Later this month the board of the industry regulator, the Independent Television Commission, will consider the fate of the frequencies originally designated to carry C5.
It has spent some months digesting 76 submissions in response to a consultation paper it issued last year on the future of the embryonic channel.
The C5 franchise was first advertised in mid-1992. The only bidder was a consortium led by Thames TV, which offered a nominal pounds 1,000. Thames's programme library was subsequently bought by Pearson after the London broadcaster later lost its franchise.
Although Thames passed the 'quality threshold' for programming, the ITC believed the application was not financially viable and rejected it.
Its fears stemmed from the fact that use of the frequencies allocated for C5 would have led to interference with up to 7 million video recorders. Re-tuning all UK video recorders so as to avoid the problem would have cost up to pounds 75m.
Boffins at the ITC and at the MAI consortium now believe they have found a way to rejig the frequencies and avoid the majority of the interference, vastly lowering the up-front cost.

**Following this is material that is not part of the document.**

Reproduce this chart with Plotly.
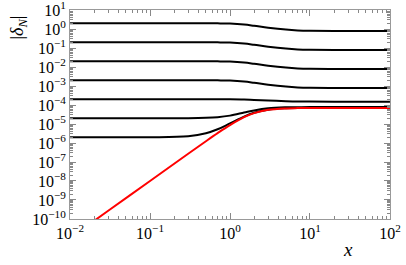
import plotly.graph_objects as go

# x sample nodes
x_nodes = [0.01, 0.03, 0.1, 0.3, 0.5, 0.7, 1, 1.5, 2, 3, 5, 7, 10, 20, 100]

# black curves, |delta_N| for various initial values
line_1 = [2.0, 2.0, 2.0, 2.0, 1.995, 1.98, 1.93, 1.72, 1.48, 1.17, 0.93, 0.845, 0.81, 0.796, 0.796]
line_2 = [0.2, 0.2, 0.2, 0.2, 0.1995, 0.198, 0.193, 0.172, 0.148, 0.117, 0.093, 0.0845, 0.081, 0.0796, 0.0796]
line_3 = [0.02, 0.02, 0.02, 0.02, 0.01995, 0.0198, 0.0193, 0.0172, 0.0148, 0.0117, 0.0093, 0.00845, 0.0081, 0.00796, 0.00796]
line_4 = [2e-3, 2e-3, 2e-3, 2e-3, 1.995e-3, 1.98e-3, 1.93e-3, 1.72e-3, 1.48e-3, 1.17e-3, 0.93e-3, 0.845e-3, 0.81e-3, 0.796e-3, 0.796e-3]
line_5 = [2e-4, 2e-4, 2e-4, 2.003e-4, 2.002e-4, 1.997e-4, 2.0e-4, 1.95e-4, 1.85e-4, 1.73e-4, 1.59e-4, 1.53e-4, 1.51e-4, 1.50e-4, 1.50e-4]
line_6 = [2e-5, 2e-5, 2.001e-5, 2.027e-5, 2.12e-5, 2.29e-5, 2.76e-5, 4.0e-5, 5.2e-5, 6.73e-5, 7.56e-5, 7.70e-5, 7.76e-5, 7.80e-5, 7.80e-5]
line_7 = [2e-6, 2e-6, 2.01e-6, 2.27e-6, 3.23e-6, 5.26e-6, 1.07e-5, 2.45e-5, 3.88e-5, 5.68e-5, 6.72e-5, 6.94e-5, 7.03e-5, 7.08e-5, 7.08e-5]
black_series = [line_1, line_2, line_3, line_4, line_5, line_6, line_7]

# red curve
red_line = [1e-11, 2.7e-10, 1e-8, 2.7e-7, 1.24e-6, 3.3e-6, 8.75e-6, 2.28e-5, 3.73e-5, 5.56e-5, 6.63e-5, 6.86e-5, 6.95e-5, 7e-5, 7e-5]

x_tickvals = [0.01, 0.1, 1, 10, 100]
x_ticktext = ["10<sup>−2</sup>", "10<sup>−1</sup>", "10<sup>0</sup>", "10<sup>1</sup>", "10<sup>2</sup>"]
y_exps = list(range(-10, 2))
y_tickvals = [10.0 ** e for e in y_exps]
y_ticktext = [f"10<sup>{str(e).replace('-', '−')}</sup>" for e in y_exps]

fig = go.Figure()
for ys in black_series:
    fig.add_trace(go.Scatter(x=x_nodes, y=ys, mode="lines",
                             line=dict(color="black", width=2, shape="spline", smoothing=1.0),
                             showlegend=False, hoverinfo="skip", cliponaxis=True))
fig.add_trace(go.Scatter(x=x_nodes, y=red_line, mode="lines",
                         line=dict(color="#ff0000", width=2, shape="spline", smoothing=1.0),
                         showlegend=False, hoverinfo="skip", cliponaxis=True))

minor_x = [m * 10.0 ** e for e in range(-2, 2) for m in range(2, 10)]
minor_y = [m * 10.0 ** e for e in range(-10, 1) for m in range(2, 10)]

serif = "'Liberation Serif', 'Times New Roman', serif"
font = dict(family=serif, size=16, color="black")
axis_common = dict(showgrid=False, zeroline=False, showline=True, linecolor="#999999",
                   linewidth=1, mirror="ticks", ticks="inside", ticklen=6,
                   tickcolor="#888888", tickwidth=1, tickfont=font, tickmode="array",
                   automargin=False, ticklabeloverflow="allow")

fig.update_xaxes(type="log", range=[-2.0005, 2.0005], tickvals=x_tickvals, ticktext=x_ticktext,
                 minor=dict(tickmode="array", tickvals=minor_x, ticks="inside", ticklen=3,
                            tickcolor="#888888", tickwidth=1, showgrid=False),
                 **axis_common)
fig.update_yaxes(type="log", range=[-10.0005, 1.0005], tickvals=y_tickvals, ticktext=y_ticktext,
                 minor=dict(tickmode="array", tickvals=minor_y, ticks="inside", ticklen=3,
                            tickcolor="#888888", tickwidth=1, showgrid=False),
                 **axis_common)

fig.update_layout(width=406, height=265, margin=dict(l=70, r=16, t=10, b=46),
                  paper_bgcolor="white", plot_bgcolor="white", font=font,
                  annotations=[
                      dict(text="<i>x</i>", xref="paper", yref="paper", x=0.87, y=-0.148,
                           xanchor="center", yanchor="middle", showarrow=False,
                           font=dict(family=serif, size=19, color="black")),
                      dict(text="|<i>δ</i><sub><i>N</i></sub>|", xref="paper", yref="paper",
                           x=-0.16, y=0.915, xanchor="center", yanchor="middle", showarrow=False,
                           textangle=-90,
                           font=dict(family=serif, size=18, color="black")),
                  ])

fig.write_html("out.html", config={"displayModeBar": False},
               post_script="document.body.style.margin='0';document.body.style.overflow='hidden';")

'A number of suggestions have been put forward, including some by the ITC itself, which would mean more efficient use of the frequencies, which would significantly reduce the amount of re-tuning,' said Lord Hollick, MAI's managing director. 'I hope the ITC will now opt to re-advertise C5 on a basis which reduces the scale and complexity of the re-tuning,' he added.
Frank Barlow, Pearson's managing director, said: 'The problem has become much less costly. It's of a completely different order of magnitude now.'
As the owner of ITV stations - Meridian and soon Anglia - MAI cannot hold more than 20 per cent of any company that might gain the franchise for C5.
Its interest in C5 is partly driven by the fact that the channel would cover only two thirds of the UK, and its own regional ITV stations would be relatively unaffected by the competition.
The ITC consultation document set out three options for the use of C5 frequencies. These were the re-advertising of a single licence on much the same basis as last year; creating a series of local television stations or using the frequencies to allow the phasing in of digital television, which offers either better quality or more channels.
Although digital television has attracted considerable attention, other frequencies are available for it and the ITC is thought unlikely to want to be seen to be stifling choice by keeping further frequencies in reserve for it. Digital television is unlikely to be widely available until the end of the century.
The second option - local stations - is also problematical in that it would need fresh legislation at a time when media ownership is under review.
The MAI bid likely to be put forward, if the ITC does decide to re- advertise, would envisage a national channel. As with the previous Thames bid, at certain points in the day the channel would 'opt out' to city stations in places like London, Manchester, Birmingham and Glasgow. As well as offering a more local service than the regionally based ITV companies, this would enable the channel to sell airtime and sponsorship to small advertisers who would not otherwise be able to afford regional ITV rates.
The consortium is interested in attracting other members, although Moses Znaimer, the Canadian behind the original Thames bid, is understood not to be involved.
The Office of Fair Trading is to seek undertakings concerning advertising airtime sales from MAI in relation to its bid for Anglia television. The undertakings are likely to be similar to those given by Granada in relation to LWT, and Carlton in relation to Central.